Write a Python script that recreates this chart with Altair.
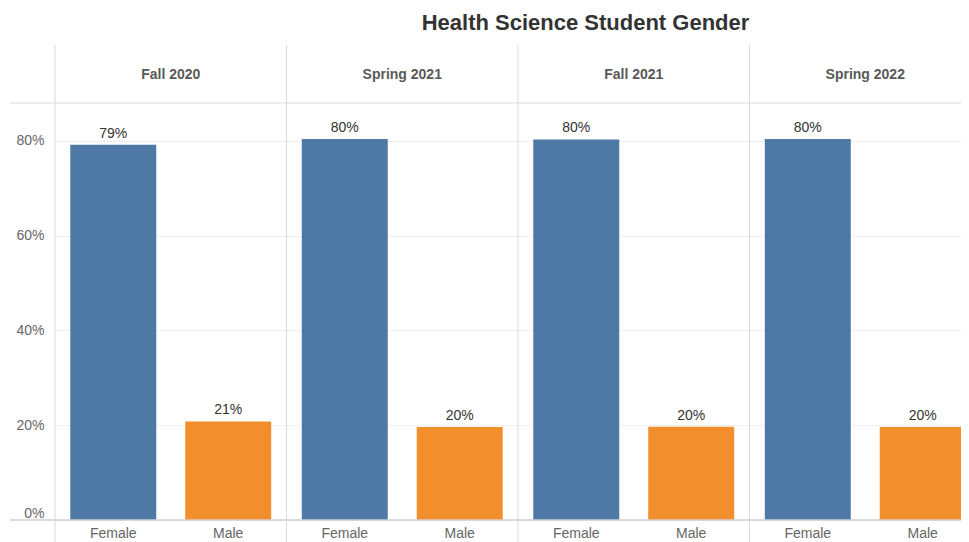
import altair as alt
import pandas as pd

terms = ["Fall 2020", "Spring 2021", "Fall 2021", "Spring 2022"]
genders = ["Female", "Male"]
female_share = [0.792, 0.804, 0.803, 0.804]
male_share = [0.208, 0.196, 0.197, 0.196]

rows = []
for t, f, m in zip(terms, female_share, male_share):
    rows.append({"term": t, "gender": "Female", "share": f})
    rows.append({"term": t, "gender": "Male", "share": m})
df = pd.DataFrame(rows)
df_terms = pd.DataFrame({"term": terms})
one = pd.DataFrame({"a": [0]})

W, H = 926, 417
FONT = "Liberation Sans"

x_enc = alt.X("term:N", sort=terms, axis=None,
              scale=alt.Scale(paddingInner=0, paddingOuter=0))
xo_enc = alt.XOffset("gender:N", sort=genders,
                     scale=alt.Scale(paddingInner=0.252, paddingOuter=0.133))

bars = alt.Chart(df).mark_bar().encode(
    x=x_enc,
    xOffset=xo_enc,
    y=alt.Y("share:Q",
            scale=alt.Scale(domain=[0, 0.88], nice=False, zero=True),
            axis=alt.Axis(values=[0, 0.2, 0.4, 0.6, 0.8], format=".0%", title=None,
                          domain=False, ticks=False, labelPadding=11,
                          grid=True, gridColor="#efefef", labelColor="#666666",
                          labelFontSize=14, labelFont=FONT,
                          labelBaseline=alt.condition("datum.value == 0",
                                                      alt.value("bottom"),
                                                      alt.value("middle")))),
    color=alt.Color("gender:N", sort=genders, legend=None,
                    scale=alt.Scale(domain=genders, range=["#4e79a7", "#f28e2b"])),
)

labels = alt.Chart(df).mark_text(baseline="alphabetic", dy=-7, fontSize=14,
                                 color="#333333", font=FONT).encode(
    x=alt.X("term:N", sort=terms),
    xOffset=alt.XOffset("gender:N", sort=genders),
    y="share:Q",
    text=alt.Text("share:Q", format=".0%"),
)

xlabels = alt.Chart(df).mark_text(baseline="alphabetic", fontSize=14,
                                  color="#666666", font=FONT).encode(
    x=alt.X("term:N", sort=terms),
    xOffset=alt.XOffset("gender:N", sort=genders),
    y=alt.value(435),
    text="gender:N",
)

headers = alt.Chart(df_terms).mark_text(baseline="alphabetic", fontSize=14,
                                        fontWeight="bold", color="#595959",
                                        font=FONT).encode(
    x=alt.X("term:N", sort=terms),
    y=alt.value(-24),
    text="term:N",
)

separators = alt.Chart(df_terms).mark_rule(color="#d9d9d9", strokeWidth=1).encode(
    x=alt.X("term:N", sort=terms, bandPosition=0),
    y=alt.value(-58),
    y2=alt.value(439),
)

top_line = alt.Chart(one).mark_rule(color="#e6e6e6", strokeWidth=1.5).encode(
    x=alt.value(-45), x2=alt.value(W), y=alt.value(0),
)
bottom_line = alt.Chart(one).mark_rule(color="#d0d0d0", strokeWidth=1.5).encode(
    x=alt.value(-45), x2=alt.value(W), y=alt.value(H),
)

chart = alt.layer(
    bars, top_line, bottom_line, separators, labels, xlabels, headers
).properties(
    width=W,
    height=H,
    title=alt.TitleParams("Health Science Student Gender", fontSize=22,
                          fontWeight="bold", color="#333333", font=FONT,
                          anchor="middle", frame="group", dx=67.5, offset=10),
    autosize=alt.AutoSizeParams(type="none"),
    padding={"left": 47, "top": 95, "right": -20, "bottom": 22},
).configure(font=FONT).configure_view(stroke=None)

chart.save("out.html", embed_options={"renderer": "svg", "actions": False})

==*==

What you have to do:
Give again exactly the lines running from the beginning of the material above through the line that contains "import pandas as pd", and leave out every picture.

Solution:
Write a Python script that recreates this chart with Altair.
import altair as alt
import pandas as pd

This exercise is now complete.